World Series - The “Big Red Machine” Cincinnati Reds win their second straight World Series championship, sweeping the New York Yankees in four games.
NBA Finals
The Boston Celtics beat out the Phoenix Suns, 4 games to 1.
Boxing
“The Greatest of All Time” Muhammad Ali defends his World Championship belt in a globally televised match against Ken Norton at Yankee Stadium.
Hockey - The Stanley Cup
The Montreal Canadiens win 4 games to 0 over the Philadelphia Flyers.
Time Magazine’s Person of the Year: Mo Udall - The “Conscience of the House” managed to lead an insurgent, grassroots campaign to capture the Democratic nomination and thereafter the Presidency, and inspired a “people powered” revolution in American politics to do it.
Other Headlines, Through the Year:
President Ricardo Balbin of Argentina declined to seek reelection in 1977, instead allowing his Vice President, Carlos Humberto Perette to run as the nominee of the centrist Radical Civil Union.
June 3rd 1976 - Philip K. Dick publishes his third and final Alternate History Novel,
Without the Winters Rye. Set in a world where there is no Cold War, due to the Russian Revolution being narrowly avoided, the story follows reporter Todd Philips, who is in New York to cover the visit of newly crowned King Arthur I, son of the late King Edward VIII and Queen Anastasia Romanov. However, it soon becomes a race against time as Philips discovers a small-conspiracy, led by a group of individuals who practice a forgotten political ideology called Communism, who seek to assassinate the British monarch upon his arrival, while Philips is desperate to save him. An instant bestseller upon its release, the novel, often regarded by fans as Dick’s best work, is however quickly banned in the Soviet Union. Nonetheless, the novel would quickly cement Philip K. Dick’s legacy as the ‘Father of the Alternate History’ genre, inspiring various other authors to dip their feet in the genre, including a young 27-year-old author from Los Angeles, named Harry Turtledove and a 33-year-old Georgian by the name of Newt Gingrich, both of whom are known today for their works of alternate history, following in the footsteps of Philip K. Dick.
The CN Tower is completed in Toronto, Ontario, Canada.
The first commercial Concorde flight is completed in the United Kingdom.
The “Son of Sam” serial killer terrorized New York City. Mayor Herman Badillo swore that he would be brought to justice.
The $2 Bill, featuring an image of President Thomas Jefferson, is reissued in the United States as a cost-saving measure.

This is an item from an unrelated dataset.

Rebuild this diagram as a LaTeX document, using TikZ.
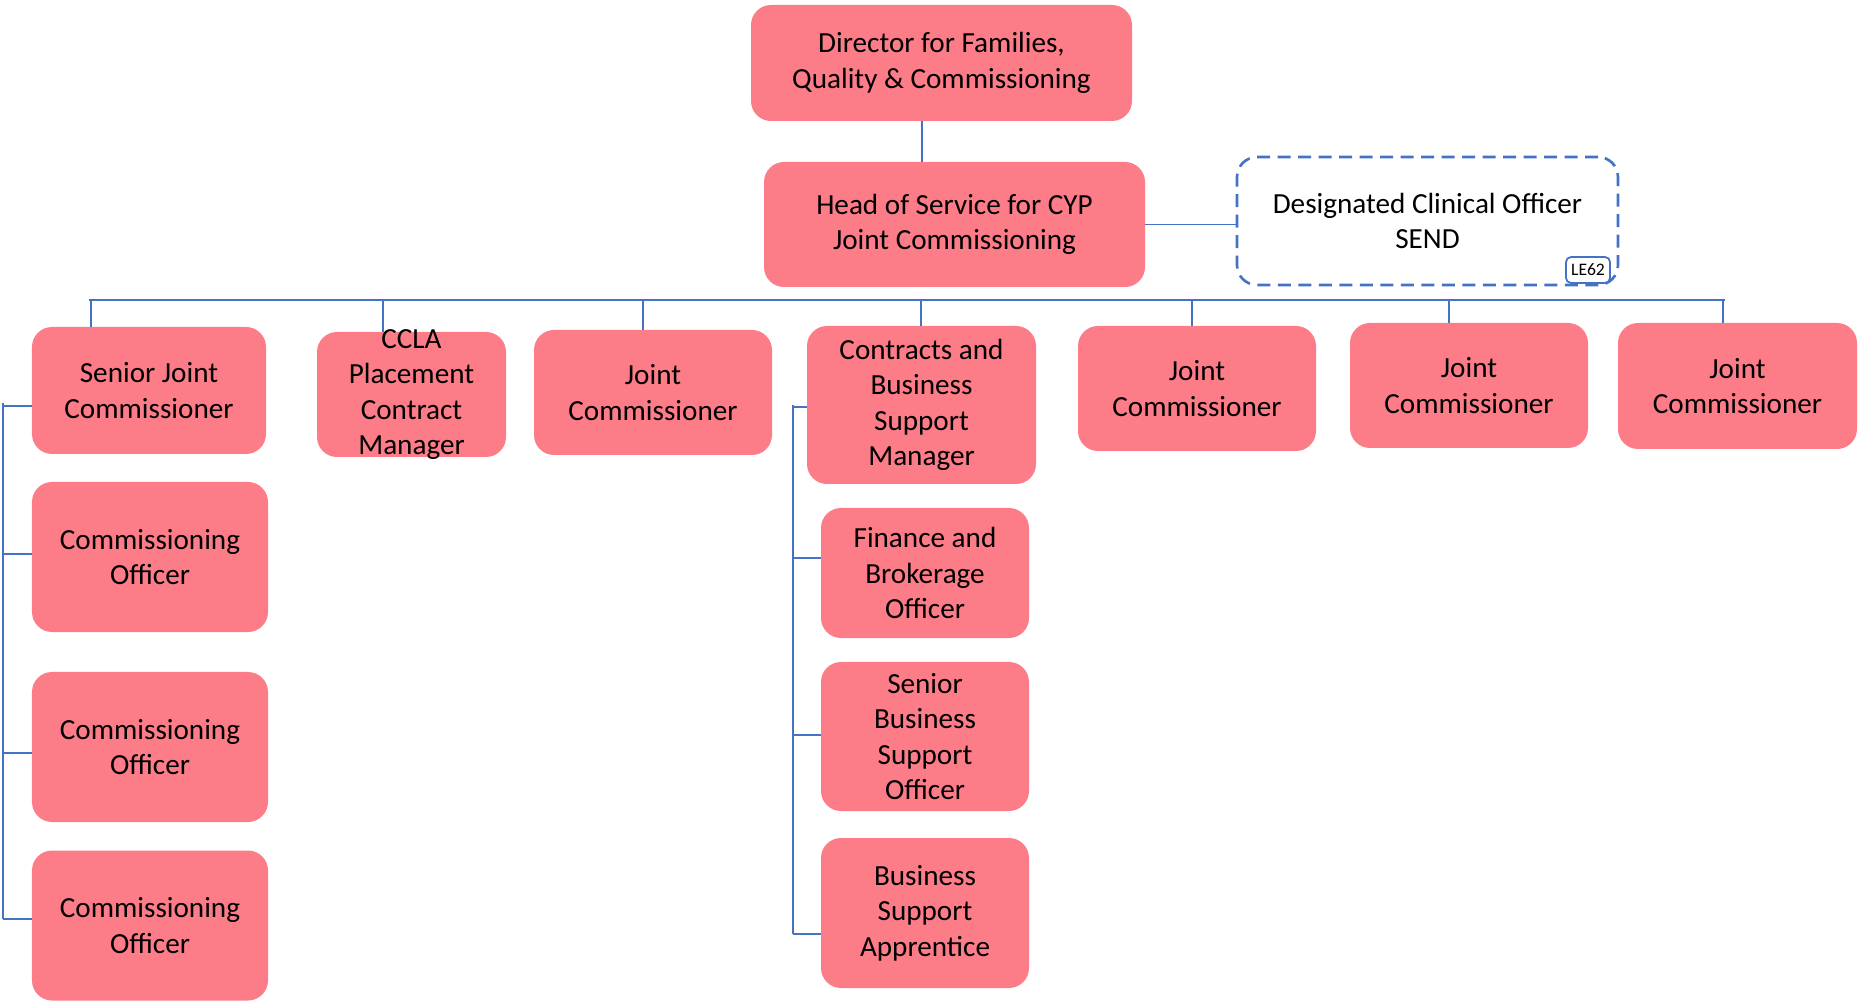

Next Time on Blue Skies in Camelot: ACT III BEGINS
OOC: And just like that, we come to the end of Act II of
Blue Skies in Camelot! Thank you all once again from the bottom of my heart for your continued readership and ceaseless support. I had no idea when I began this project almost two full years ago that it would turn into such a major part of my life and I'm so thankful for each and every one of you for making it as successful and fun as it has been so far.
With this being the end of Act II,
The Seesaw Seventies, expect the beginning of Act III,
Progress and Prosperity, sometime within the next month or so.
I'm hoping I can start the new thread (and Act III) on the Two Year Anniversary of
Blue Skies as a whole. I will also be adding the completed Acts I and II to the "finished timelines" forum soon. In the meantime, please continue to use this thread to discuss the TL. I will continue to follow it and try to provide updates and answer questions as frequently/quickly as possible given my busy schedule. We also have a picture/prediction thread going on in chat.
I look forward to talking with all of you and uploading new updates in the near future.